### Set exercise:
Give the number of lines holding the string "chart", and nothing else.

### Given information:
▼
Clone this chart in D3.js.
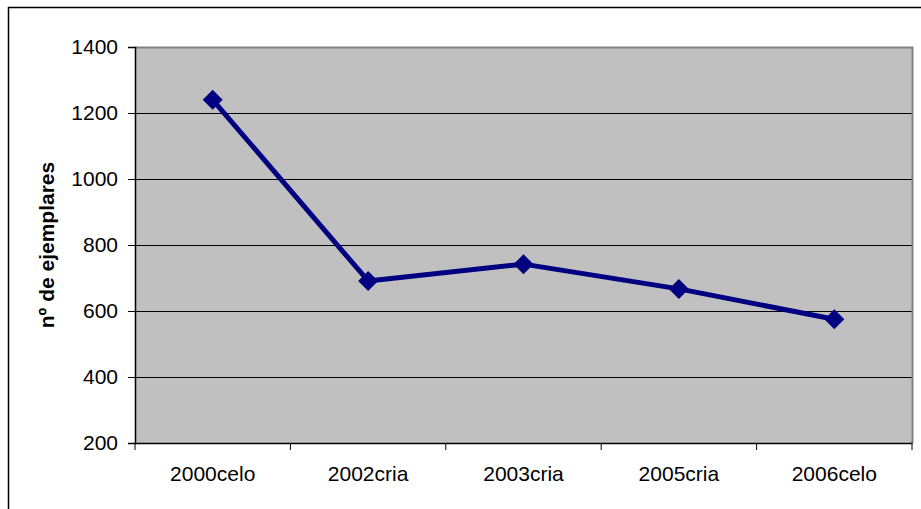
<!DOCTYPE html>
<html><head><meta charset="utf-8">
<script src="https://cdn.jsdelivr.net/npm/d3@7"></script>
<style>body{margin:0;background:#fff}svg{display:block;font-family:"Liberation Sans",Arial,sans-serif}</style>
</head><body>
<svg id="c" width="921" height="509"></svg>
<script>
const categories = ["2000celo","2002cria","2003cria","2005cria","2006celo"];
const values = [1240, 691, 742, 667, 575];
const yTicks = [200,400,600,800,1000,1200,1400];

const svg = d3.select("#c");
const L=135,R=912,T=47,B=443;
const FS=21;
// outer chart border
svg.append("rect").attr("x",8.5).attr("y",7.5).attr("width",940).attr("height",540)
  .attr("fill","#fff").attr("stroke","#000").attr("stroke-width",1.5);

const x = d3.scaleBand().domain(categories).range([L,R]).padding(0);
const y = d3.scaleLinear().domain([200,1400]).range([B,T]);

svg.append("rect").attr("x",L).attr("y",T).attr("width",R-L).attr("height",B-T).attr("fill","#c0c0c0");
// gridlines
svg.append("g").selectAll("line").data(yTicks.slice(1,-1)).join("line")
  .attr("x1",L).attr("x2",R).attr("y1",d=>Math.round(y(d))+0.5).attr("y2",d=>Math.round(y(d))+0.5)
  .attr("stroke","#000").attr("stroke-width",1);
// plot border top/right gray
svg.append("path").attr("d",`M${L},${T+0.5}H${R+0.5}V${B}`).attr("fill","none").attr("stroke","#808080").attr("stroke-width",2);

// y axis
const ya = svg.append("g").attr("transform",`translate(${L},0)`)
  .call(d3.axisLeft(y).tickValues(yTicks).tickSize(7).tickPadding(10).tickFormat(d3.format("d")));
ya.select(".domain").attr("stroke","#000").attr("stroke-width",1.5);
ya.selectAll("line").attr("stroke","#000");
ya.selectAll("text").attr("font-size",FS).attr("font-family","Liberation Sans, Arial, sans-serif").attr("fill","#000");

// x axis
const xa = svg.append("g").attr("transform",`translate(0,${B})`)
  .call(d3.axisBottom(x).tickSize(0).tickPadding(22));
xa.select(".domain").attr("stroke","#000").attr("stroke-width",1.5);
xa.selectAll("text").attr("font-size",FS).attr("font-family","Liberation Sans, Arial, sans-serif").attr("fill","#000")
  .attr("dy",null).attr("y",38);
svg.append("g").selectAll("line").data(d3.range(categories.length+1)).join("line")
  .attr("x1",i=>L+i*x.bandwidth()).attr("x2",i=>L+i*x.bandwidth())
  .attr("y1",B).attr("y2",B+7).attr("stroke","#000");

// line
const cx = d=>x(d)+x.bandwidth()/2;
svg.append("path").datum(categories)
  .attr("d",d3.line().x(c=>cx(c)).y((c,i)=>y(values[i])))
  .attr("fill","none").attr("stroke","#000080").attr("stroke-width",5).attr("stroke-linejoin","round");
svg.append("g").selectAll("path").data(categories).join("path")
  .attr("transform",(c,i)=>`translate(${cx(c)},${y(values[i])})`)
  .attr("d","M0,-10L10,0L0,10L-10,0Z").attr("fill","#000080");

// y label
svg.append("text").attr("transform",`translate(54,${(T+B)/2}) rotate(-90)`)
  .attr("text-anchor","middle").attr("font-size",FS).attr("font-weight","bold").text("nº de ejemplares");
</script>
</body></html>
▲
### The completed task:
2